The strikeout rate is more likely to remain high moving forward because that’s just who he is as a hitter – but it’s worth remembering that he has found considerable success at the plate as a big leaguer regardless.
What to Expect
There will likely be little change in the way Giancarlo is used in 2019. He’ll remain a primary DH who gets some time in the outfield (although I’d be curious to hear why the Yanks seem to think he can’t play the outfield regularly given that he has spent his career as an outfielder in the National League). He’ll hit in the middle of the order and he’ll hit dozens of home runs and hundreds of balls really hard. That’s just who he is and who he’ll always be.
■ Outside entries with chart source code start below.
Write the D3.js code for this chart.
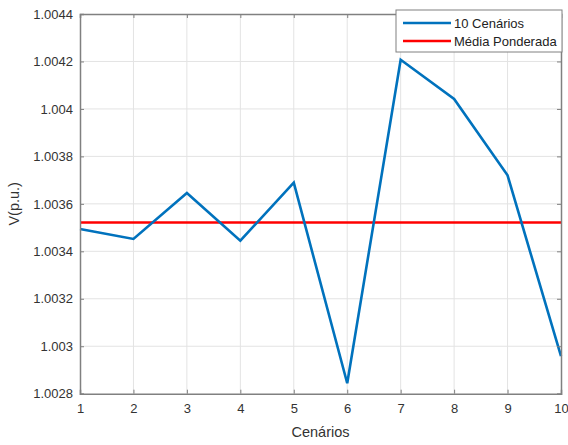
<!DOCTYPE html>
<html><head><meta charset="utf-8">
<script src="https://cdn.jsdelivr.net/npm/d3@7"></script>
<style>body{margin:0;background:#fff}svg{display:block}text{font-family:"Liberation Sans",Arial,sans-serif}</style>
</head><body><svg id="c" width="568" height="445"></svg>
<script>
const scenarios = [1,2,3,4,5,6,7,8,9,10];
const voltages = [1.003494,1.003452,1.003646,1.003445,1.003689,1.002844,1.004207,1.004042,1.00372,1.002958];
const weightedMean = 1.003521;
const xTicks = [1,2,3,4,5,6,7,8,9,10];
const yTicks = [1.0028,1.003,1.0032,1.0034,1.0036,1.0038,1.004,1.0042,1.0044];
const seriesNames = ["10 Cenários","Média Ponderada"];
const colors = ["#0072BD","#FF0000"];

const svg = d3.select("#c");
const L=80,R=561,T=14,B=393.7;
const x = d3.scaleLinear().domain([1,10]).range([L,R]);
const y = d3.scaleLinear().domain([1.0028,1.0044]).range([B,T]);
const fmt = d => String(+d.toFixed(4));

// grid
const g = svg.append("g");
g.selectAll(".gx").data(xTicks.slice(1,-1)).join("line")
 .attr("x1",d=>x(d)).attr("x2",d=>x(d)).attr("y1",T).attr("y2",B)
 .attr("stroke","#e3e3e3").attr("stroke-width",1);
g.selectAll(".gy").data(yTicks.slice(1,-1)).join("line")
 .attr("y1",d=>y(d)).attr("y2",d=>y(d)).attr("x1",L).attr("x2",R)
 .attr("stroke","#e3e3e3").attr("stroke-width",1);

// mean line
svg.append("line").attr("x1",x(1)).attr("x2",x(10)).attr("y1",y(weightedMean)).attr("y2",y(weightedMean))
 .attr("stroke",colors[1]).attr("stroke-width",2.5);
// series
svg.append("path").datum(scenarios.map((s,i)=>[s,voltages[i]]))
 .attr("d",d3.line().x(d=>x(d[0])).y(d=>y(d[1])))
 .attr("fill","none").attr("stroke",colors[0]).attr("stroke-width",2.6).attr("stroke-linejoin","miter");

// axes
const ax = svg.append("g").attr("transform",`translate(0,${B})`)
 .call(d3.axisBottom(x).tickValues(xTicks).tickSize(-4).tickPadding(10).tickFormat(d3.format("d")));
const axT = svg.append("g").attr("transform",`translate(0,${T})`)
 .call(d3.axisTop(x).tickValues(xTicks).tickSize(-4).tickFormat(""));
const ay = svg.append("g").attr("transform",`translate(${L},0)`)
 .call(d3.axisLeft(y).tickValues(yTicks).tickSize(-4).tickPadding(7).tickFormat(fmt));
const ayR = svg.append("g").attr("transform",`translate(${R},0)`)
 .call(d3.axisRight(y).tickValues(yTicks).tickSize(-4).tickFormat(""));
[ax,axT,ay,ayR].forEach(a=>{
  a.selectAll("path.domain").attr("stroke","#808080").attr("stroke-width",1.5);
  a.selectAll(".tick line").attr("stroke","#808080").attr("stroke-width",1);
  a.selectAll("text").attr("font-size",13).attr("fill","#333").style("font-family","Liberation Sans, Arial, sans-serif");
});

// labels
svg.append("text").attr("x",(L+R)/2).attr("y",437).attr("text-anchor","middle")
 .attr("font-size",14.5).attr("fill","#333").text("Cenários");
svg.append("text").attr("transform",`translate(19,${(T+B)/2}) rotate(-90)`).attr("text-anchor","middle")
 .attr("font-size",14.5).attr("fill","#333").text("V(p.u.)");

// legend
const lg = svg.append("g");
lg.append("rect").attr("x",396).attr("y",10).attr("width",166).attr("height",42)
 .attr("fill","#fff").attr("stroke","#808080").attr("stroke-width",1);
seriesNames.forEach((n,i)=>{
  const yy = 23+i*18;
  lg.append("line").attr("x1",403).attr("x2",451).attr("y1",yy).attr("y2",yy)
   .attr("stroke",colors[i]).attr("stroke-width",2.5);
  lg.append("text").attr("x",454).attr("y",yy+4.5).attr("font-size",13).attr("fill","#222").text(n);
});
</script></body></html>
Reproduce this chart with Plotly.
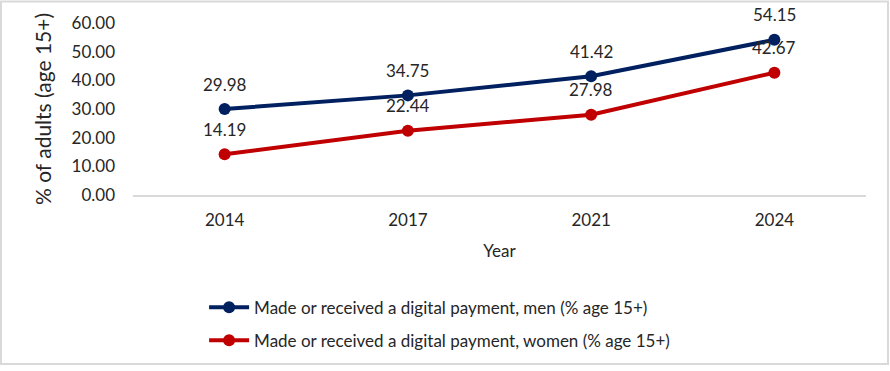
import plotly.graph_objects as go

years = ["2014", "2017", "2021", "2024"]
men = [29.98, 34.75, 41.42, 54.15]
women = [14.19, 22.44, 27.98, 42.67]
y_ticks = [0, 10, 20, 30, 40, 50, 60]

FONT = "Lato, Open Sans, sans-serif"
TXT = "#262626"
xpos = list(range(len(years)))

fig = go.Figure()
series = [
    ("Made or received a digital payment, men (% age 15+)", men, "#002060", "m"),
    ("Made or received a digital payment, women (% age 15+)", women, "#C00000", "w"),
]
for name, vals, col, grp in series:
    fig.add_trace(go.Scatter(
        x=xpos, y=vals, mode="lines+markers", name=name, legendgroup=grp,
        line=dict(color=col, width=4),
        marker=dict(size=12, color=col),
        cliponaxis=False,
    ))
    for xi, v in zip(xpos, vals):
        fig.add_annotation(x=xi, y=v, text=f"{v:.2f}", showarrow=False,
                           yshift=25, font=dict(size=17, color=TXT, family=FONT))

fig.update_layout(
    width=890, height=371,
    margin=dict(l=133, r=24, t=23, b=173),
    paper_bgcolor="white", plot_bgcolor="white",
    font=dict(family=FONT, size=17, color=TXT),
    showlegend=True,
    legend=dict(
        x=0.097, y=-0.55, xref="paper", yref="paper",
        xanchor="left", yanchor="top",
        font=dict(size=17, color=TXT, family=FONT),
        traceorder="grouped", tracegroupgap=8, itemwidth=40,
        bgcolor="rgba(0,0,0,0)",
    ),
    xaxis=dict(
        range=[-0.5, 3.5], tickvals=xpos, ticktext=years,
        showgrid=False, zeroline=False,
        showline=True, linecolor="#D9D9D9", linewidth=2,
        ticks="", tickfont=dict(size=17, color=TXT), ticklabelstandoff=9,
        title=dict(text="Year", font=dict(size=17, color=TXT), standoff=16),
    ),
    yaxis=dict(
        range=[0, 60], tickvals=y_ticks,
        ticktext=[f"{v:.2f}" for v in y_ticks],
        showgrid=False, zeroline=False, showline=False, ticks="",
        tickfont=dict(size=17, color=TXT), ticklabelstandoff=17,
        title=dict(text="% of adults (age 15+)", font=dict(size=21, color=TXT), standoff=14),
    ),
)
# border around whole chart
fig.add_shape(type="rect", xref="paper", yref="paper",
              x0=-132 / 733, x1=1 + 22 / 733, y0=-172 / 175, y1=1 + 22 / 175,
              line=dict(color="#D9D9D9", width=2))

fig.write_html("out.html", config={"displayModeBar": False},
               post_script="document.body.style.margin='0';")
Here are the projections, for whatever they’re worth:
- ZiPS: .255/.344/.557 (138 wRC+)
- Steamer: .267/.354/.569 (145 wRC+)
- PECOTA: .258/.354/.512 (134 DRC+)
Each of those has Stanton outperforming his 2018 debut in the Bronx, and I think that’s a fair assessment. Stanton was very, very good in his first season as a Yankee – and that was with two career outliers in his GB% and reduced BB%. A reset to normal there alone should improve his production, and that’s without considering the external factors that could lead to a more comfortable approach, like being settled in on the team and in New York, familiarity with pitchers, etc.
The Yankees will be an excellent team this year, and Giancarlo Stanton is going to play a major role in that success. Even though he was very good in 2018, Giancarlo seems a safe bet to return to “form” and remind fans why it was that he was the National League MVP just two years ago.